Perhaps it’s the season: a couple of weeks of touring relatives can give one an unnecessary burden of expectations. Where’s your boyfriend/girlfriend? When are you getting married? Where are the grandchildren with which you’re obliged to provide me?

There are some things we’re expected to do that are fair enough: respond to a nice gift with a thank you letter, help with the washing up so the cook doesn’t have to do it, smile at the Jeremy Clarkson book that Gran thought you’d like even though any decent human would rather eat it than read it. Sometimes we’re expected to do things because they’re just decent things to do, which is fine. But there’s more that sneaks over the line, laying expectations on individuals that are either impossible or undesirable to carry out.
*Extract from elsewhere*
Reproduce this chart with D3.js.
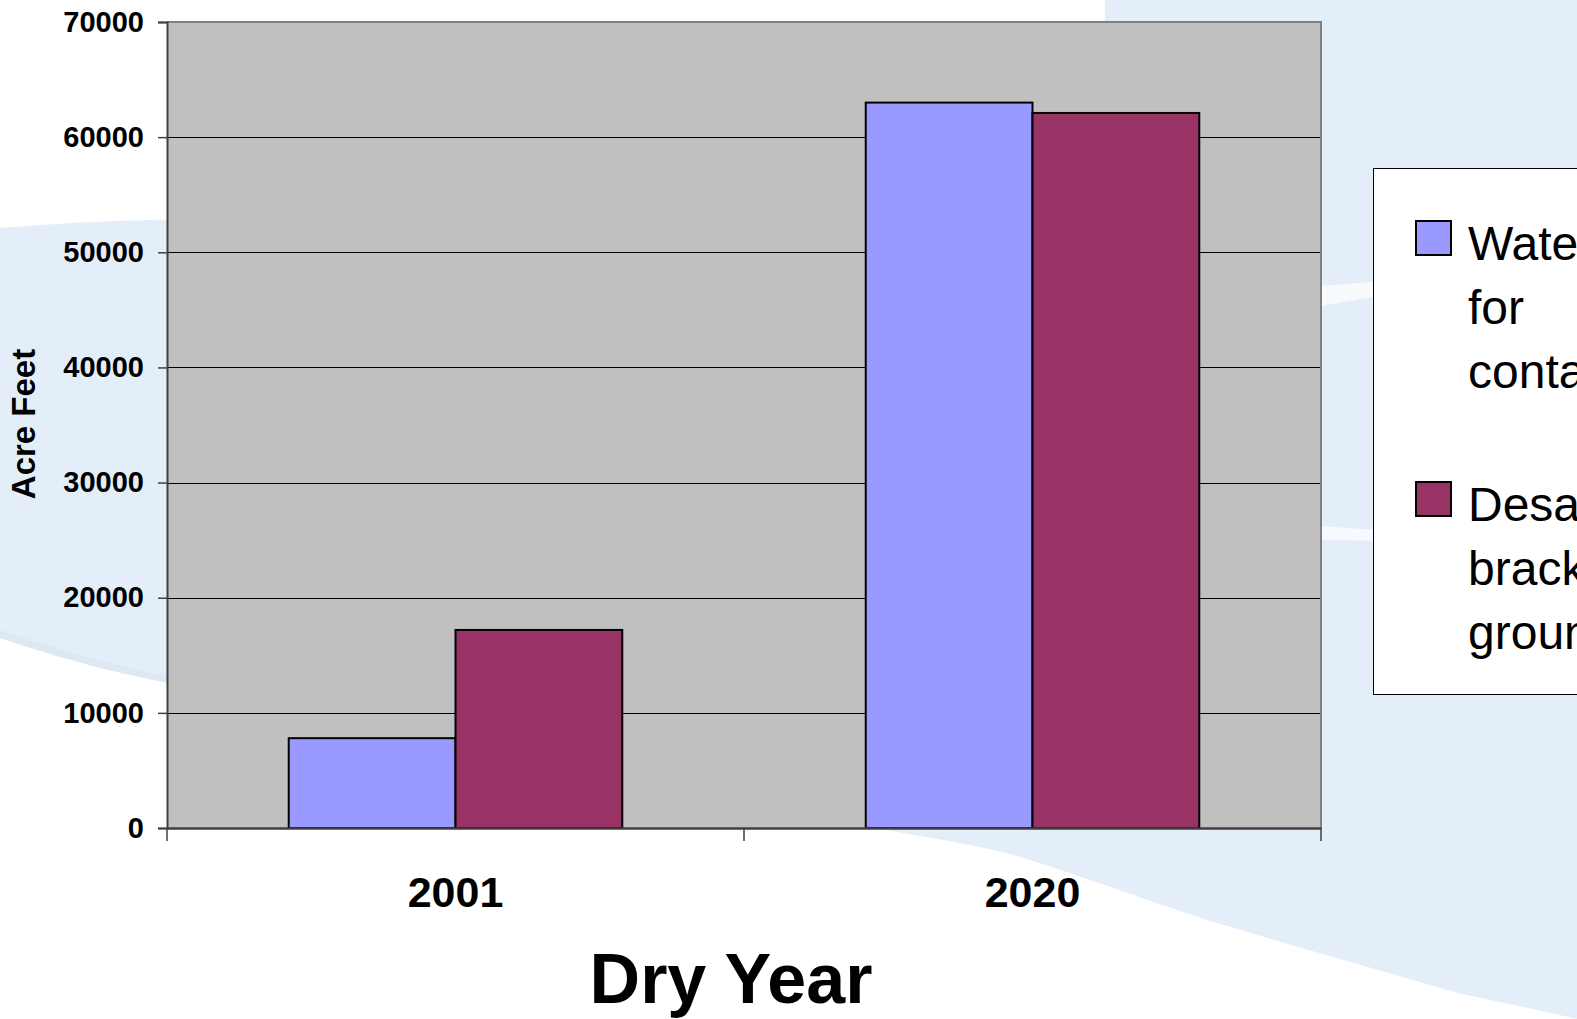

Perhaps it’s families: older relatives are so used to passing on their wisdom that when advice turns to expectation we barely notice the difference. “You’re a lovely girl, you can find a great partner” easily melts into “you’ve got a lovely partner, you should marry him” and onward to “where’s the baby?” fairly naturally. There isn’t an obvious stopping point, at which relatives prompt themselves to step back.

We all do it

I understand why grandparents think a wedding should happen before a birth: it’s how it was in their day, and it’s what they’re used to. Luckily, though, not everyone shares the opinions of those born eight decades ago: we get less prescriptive, society becomes more liberal… it’s how progress happens.
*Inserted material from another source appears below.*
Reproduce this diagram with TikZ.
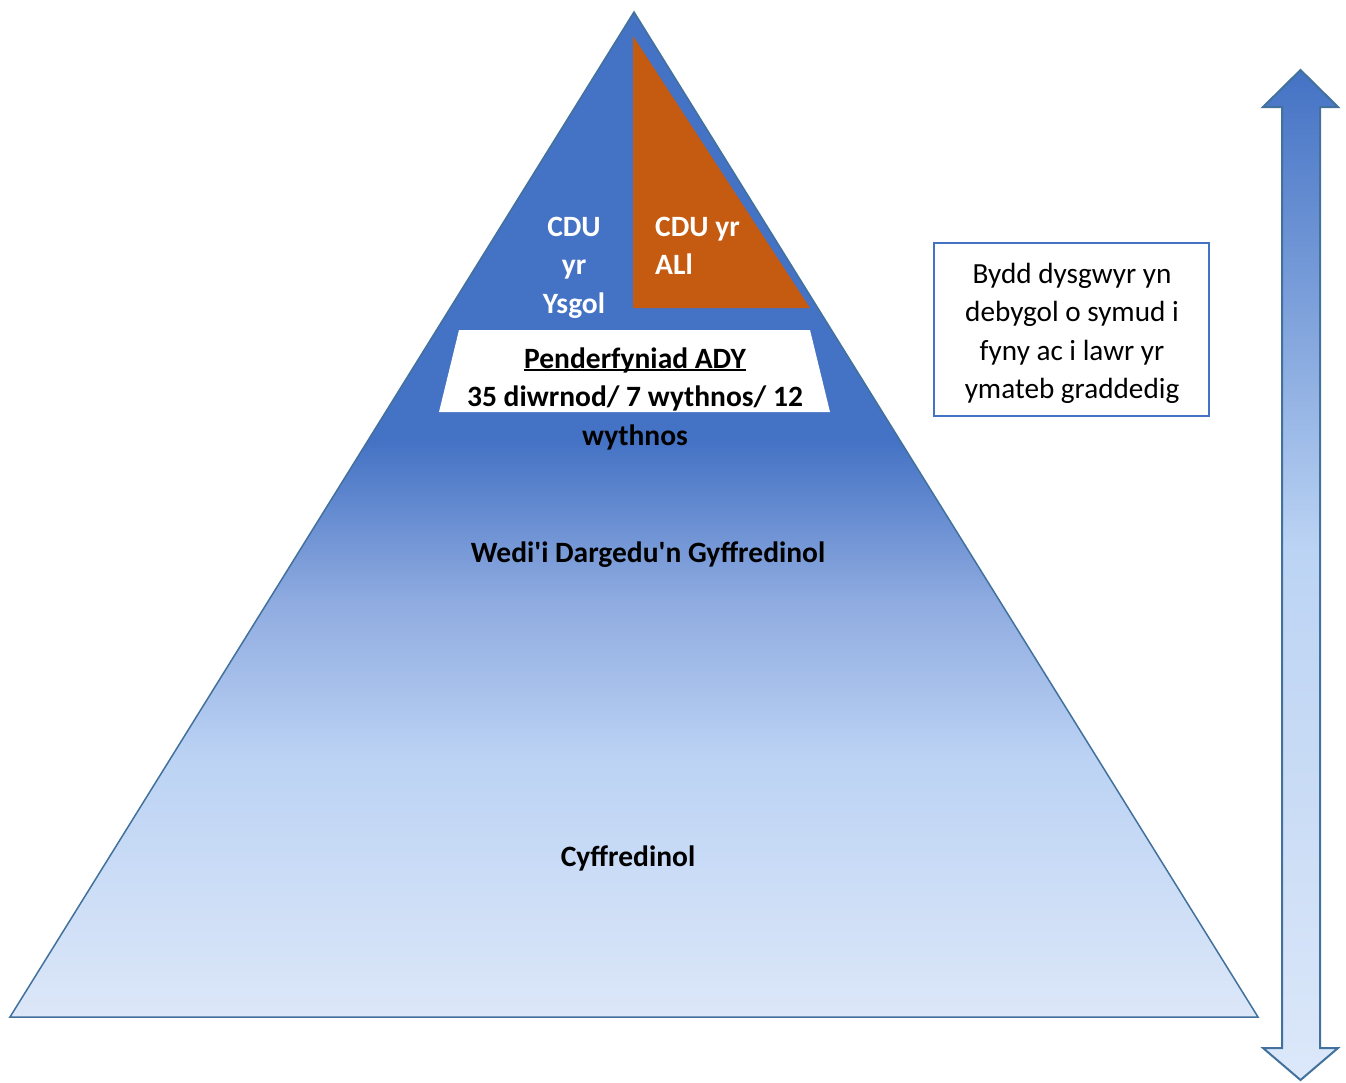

But it happens much more slowly because so many of us stick to the status quo – we expect things of others because it’s the easy thing to do. Far simpler to join in with teasing loved-up friends about marriage and babies than to leave well alone and let them make up their own minds. Far easier to frown at people who choose something different than to celebrate their choice and show interest.
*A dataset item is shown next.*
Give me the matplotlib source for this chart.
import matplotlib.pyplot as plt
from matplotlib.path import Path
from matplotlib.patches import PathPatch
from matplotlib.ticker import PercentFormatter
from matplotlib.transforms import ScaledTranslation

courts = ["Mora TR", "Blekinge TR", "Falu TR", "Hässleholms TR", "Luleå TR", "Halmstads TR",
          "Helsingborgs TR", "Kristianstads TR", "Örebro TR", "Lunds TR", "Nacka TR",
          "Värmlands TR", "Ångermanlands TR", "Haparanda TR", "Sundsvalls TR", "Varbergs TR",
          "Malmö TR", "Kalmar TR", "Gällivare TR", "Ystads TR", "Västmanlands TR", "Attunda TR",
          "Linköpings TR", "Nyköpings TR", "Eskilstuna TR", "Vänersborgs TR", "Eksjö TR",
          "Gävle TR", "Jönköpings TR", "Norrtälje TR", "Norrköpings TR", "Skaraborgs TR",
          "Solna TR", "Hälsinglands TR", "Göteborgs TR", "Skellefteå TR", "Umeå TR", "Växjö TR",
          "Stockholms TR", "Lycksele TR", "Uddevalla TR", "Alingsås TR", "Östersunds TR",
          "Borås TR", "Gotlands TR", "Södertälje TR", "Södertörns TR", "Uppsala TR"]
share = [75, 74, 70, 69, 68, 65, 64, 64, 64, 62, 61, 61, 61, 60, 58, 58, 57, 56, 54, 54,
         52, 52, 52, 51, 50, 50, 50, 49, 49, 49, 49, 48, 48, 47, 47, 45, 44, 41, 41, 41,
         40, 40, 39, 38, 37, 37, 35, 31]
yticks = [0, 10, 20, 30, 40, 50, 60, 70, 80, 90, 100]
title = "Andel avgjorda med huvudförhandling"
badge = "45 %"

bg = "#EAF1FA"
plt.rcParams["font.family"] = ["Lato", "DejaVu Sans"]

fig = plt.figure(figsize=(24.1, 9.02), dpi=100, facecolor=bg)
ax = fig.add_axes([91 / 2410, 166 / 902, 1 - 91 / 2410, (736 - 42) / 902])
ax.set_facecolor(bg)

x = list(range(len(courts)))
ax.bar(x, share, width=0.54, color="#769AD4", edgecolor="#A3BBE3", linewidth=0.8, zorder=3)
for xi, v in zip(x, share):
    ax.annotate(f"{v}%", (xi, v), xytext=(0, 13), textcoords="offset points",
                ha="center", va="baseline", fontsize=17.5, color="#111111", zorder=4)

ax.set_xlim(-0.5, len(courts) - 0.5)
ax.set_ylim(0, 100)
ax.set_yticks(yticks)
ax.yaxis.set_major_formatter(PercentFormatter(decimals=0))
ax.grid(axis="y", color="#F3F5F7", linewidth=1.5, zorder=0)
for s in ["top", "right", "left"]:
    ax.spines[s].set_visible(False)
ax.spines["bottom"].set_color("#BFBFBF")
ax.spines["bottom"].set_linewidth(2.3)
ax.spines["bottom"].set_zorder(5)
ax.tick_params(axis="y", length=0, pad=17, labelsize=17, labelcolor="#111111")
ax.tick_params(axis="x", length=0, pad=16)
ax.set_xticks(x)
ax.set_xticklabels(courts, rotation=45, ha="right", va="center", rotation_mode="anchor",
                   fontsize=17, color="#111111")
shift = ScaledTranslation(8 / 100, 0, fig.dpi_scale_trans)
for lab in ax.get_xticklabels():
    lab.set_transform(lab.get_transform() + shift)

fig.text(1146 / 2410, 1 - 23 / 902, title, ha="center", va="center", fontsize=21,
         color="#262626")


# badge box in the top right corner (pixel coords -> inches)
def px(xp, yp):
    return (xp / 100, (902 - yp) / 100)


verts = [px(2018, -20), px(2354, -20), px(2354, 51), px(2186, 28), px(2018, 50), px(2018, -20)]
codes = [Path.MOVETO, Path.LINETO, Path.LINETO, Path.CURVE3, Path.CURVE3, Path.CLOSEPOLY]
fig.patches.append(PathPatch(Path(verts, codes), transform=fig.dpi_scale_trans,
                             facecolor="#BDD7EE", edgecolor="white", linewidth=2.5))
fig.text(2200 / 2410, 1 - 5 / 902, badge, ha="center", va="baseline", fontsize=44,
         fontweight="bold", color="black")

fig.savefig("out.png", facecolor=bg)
I’m sick of these unnecessary expectations. Not just the ones about marriage and babies, but the other ones too. Losing weight, going on dates, earning money, buying a house, having exactly the right amount of fun but not so much you appear out of control. Have the right kind of sex (fun, varied, but not too kinky) with exactly the right people (ones you love, ideally one at a time). We expect people to be bright and eager, but not desperate. To have a plan, but not too much ambition. To make money, but in ways we approve of. To live, achieve, then die to order.

The rebellious ones

Perhaps worse is that even when people reject these things we still paint them into a corner. As the one who rejects stuff. The one who isn’t traditional. The one who’s rebellious. So-and-so will never get married because she’s always been the odd one out. That boy will always sleep around because he always has. Rejecting the traditional trajectory doesn’t send you on a whole new journey, without any expectations at all, it just lumbers you with a new set.

So while the pregnant couple grimace through questions about weddings, others are expected to never get married, or at least to do something wild and reckless before they don a ring and a dress. Still others have to grin and bear a grilling on why they haven’t got a boyfriend yet, when the answer may well be ‘I just don’t want one‘.

I’m guilty of this too. For all the ‘live and let live’ ranting on this blog, Christmas with relatives has led me to deduce that although when pressed I’ll tell you I have no expectations, my default position is to assume everyone’s similar. That we all want more or less the same things, and that my own route to happiness is the best one for us all to take.

My resolution for 2014: expect nothing.